__DIRECTIVE__
Check each line of the listing for the word "this" and give only the number of lines that have it.

— Begin RECORDS PROVIDED —

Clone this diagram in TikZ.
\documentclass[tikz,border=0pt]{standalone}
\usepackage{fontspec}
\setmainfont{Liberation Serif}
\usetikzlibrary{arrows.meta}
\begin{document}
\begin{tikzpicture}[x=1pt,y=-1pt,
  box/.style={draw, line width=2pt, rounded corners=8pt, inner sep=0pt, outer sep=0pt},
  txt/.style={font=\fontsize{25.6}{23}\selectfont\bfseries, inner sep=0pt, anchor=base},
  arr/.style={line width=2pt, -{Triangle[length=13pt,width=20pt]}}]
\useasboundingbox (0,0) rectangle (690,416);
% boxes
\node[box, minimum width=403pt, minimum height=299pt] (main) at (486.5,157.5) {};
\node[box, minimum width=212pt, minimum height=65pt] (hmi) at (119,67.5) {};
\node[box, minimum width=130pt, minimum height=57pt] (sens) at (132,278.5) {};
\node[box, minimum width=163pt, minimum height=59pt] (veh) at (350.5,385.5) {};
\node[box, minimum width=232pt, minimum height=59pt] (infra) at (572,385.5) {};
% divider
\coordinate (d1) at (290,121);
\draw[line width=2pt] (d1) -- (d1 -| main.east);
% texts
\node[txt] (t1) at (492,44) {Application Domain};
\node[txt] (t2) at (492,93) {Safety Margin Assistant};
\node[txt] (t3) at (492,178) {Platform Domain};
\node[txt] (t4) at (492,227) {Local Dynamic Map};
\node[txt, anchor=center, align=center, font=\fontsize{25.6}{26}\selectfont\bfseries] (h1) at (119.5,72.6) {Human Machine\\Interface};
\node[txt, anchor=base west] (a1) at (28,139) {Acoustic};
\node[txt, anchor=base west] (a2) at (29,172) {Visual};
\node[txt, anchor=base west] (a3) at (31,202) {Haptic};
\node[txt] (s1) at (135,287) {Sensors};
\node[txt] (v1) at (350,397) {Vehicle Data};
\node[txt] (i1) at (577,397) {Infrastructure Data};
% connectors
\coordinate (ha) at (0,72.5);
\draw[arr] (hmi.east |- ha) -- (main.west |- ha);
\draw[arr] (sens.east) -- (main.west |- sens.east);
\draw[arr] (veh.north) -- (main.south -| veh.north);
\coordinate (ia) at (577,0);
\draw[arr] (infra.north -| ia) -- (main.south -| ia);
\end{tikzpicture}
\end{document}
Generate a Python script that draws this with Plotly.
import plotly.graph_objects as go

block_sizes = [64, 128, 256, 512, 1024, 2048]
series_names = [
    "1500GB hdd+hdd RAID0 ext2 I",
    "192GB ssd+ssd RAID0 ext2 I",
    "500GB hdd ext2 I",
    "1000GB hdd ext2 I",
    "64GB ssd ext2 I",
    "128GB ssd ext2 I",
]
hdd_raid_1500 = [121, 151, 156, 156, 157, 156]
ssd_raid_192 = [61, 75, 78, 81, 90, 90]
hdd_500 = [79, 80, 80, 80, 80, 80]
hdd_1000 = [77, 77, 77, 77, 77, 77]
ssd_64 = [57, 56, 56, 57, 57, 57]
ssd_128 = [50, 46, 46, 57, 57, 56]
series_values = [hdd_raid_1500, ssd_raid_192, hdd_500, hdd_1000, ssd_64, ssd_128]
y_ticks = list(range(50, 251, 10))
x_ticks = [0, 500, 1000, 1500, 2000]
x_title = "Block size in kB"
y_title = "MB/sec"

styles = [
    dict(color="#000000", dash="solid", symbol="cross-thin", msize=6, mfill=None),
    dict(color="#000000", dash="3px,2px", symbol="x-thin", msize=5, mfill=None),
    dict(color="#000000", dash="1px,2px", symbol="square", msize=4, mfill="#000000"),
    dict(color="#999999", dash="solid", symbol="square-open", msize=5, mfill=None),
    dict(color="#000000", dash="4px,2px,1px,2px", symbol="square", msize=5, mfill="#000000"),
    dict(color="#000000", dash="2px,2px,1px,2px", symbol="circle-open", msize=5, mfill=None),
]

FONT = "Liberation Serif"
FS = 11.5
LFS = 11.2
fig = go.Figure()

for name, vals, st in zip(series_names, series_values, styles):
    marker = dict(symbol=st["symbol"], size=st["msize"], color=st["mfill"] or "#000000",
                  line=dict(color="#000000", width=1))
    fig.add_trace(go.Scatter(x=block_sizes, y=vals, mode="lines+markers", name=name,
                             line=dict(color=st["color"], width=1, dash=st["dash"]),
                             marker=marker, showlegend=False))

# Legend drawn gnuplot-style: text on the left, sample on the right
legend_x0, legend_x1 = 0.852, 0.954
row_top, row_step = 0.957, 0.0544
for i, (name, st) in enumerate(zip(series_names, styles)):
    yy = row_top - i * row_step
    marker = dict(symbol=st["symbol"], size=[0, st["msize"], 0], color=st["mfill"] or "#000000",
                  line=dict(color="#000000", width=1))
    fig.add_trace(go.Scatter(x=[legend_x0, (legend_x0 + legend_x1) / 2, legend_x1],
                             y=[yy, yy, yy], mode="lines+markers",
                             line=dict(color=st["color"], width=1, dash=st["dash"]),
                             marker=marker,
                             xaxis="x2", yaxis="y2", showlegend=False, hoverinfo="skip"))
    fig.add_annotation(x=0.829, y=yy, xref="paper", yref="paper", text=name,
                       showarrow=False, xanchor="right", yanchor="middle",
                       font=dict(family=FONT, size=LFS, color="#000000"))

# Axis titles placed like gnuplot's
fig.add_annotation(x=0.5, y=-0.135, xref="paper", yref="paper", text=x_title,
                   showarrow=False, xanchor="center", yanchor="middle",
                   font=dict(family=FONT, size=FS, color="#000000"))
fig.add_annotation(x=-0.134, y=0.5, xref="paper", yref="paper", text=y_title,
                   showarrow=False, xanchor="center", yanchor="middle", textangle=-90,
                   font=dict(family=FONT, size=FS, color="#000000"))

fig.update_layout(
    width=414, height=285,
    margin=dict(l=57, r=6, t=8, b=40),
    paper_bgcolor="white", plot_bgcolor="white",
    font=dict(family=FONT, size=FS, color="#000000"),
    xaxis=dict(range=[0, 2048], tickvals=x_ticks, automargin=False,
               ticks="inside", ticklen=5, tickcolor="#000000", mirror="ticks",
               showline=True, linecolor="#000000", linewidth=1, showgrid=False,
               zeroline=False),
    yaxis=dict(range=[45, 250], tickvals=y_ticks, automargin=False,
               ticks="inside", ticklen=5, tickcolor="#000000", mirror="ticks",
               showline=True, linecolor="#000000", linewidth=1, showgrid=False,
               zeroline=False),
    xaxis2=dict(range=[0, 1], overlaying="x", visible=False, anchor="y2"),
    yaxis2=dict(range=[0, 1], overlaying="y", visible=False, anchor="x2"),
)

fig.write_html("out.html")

— End RECORDS PROVIDED —

__TASK OUTPUT__
2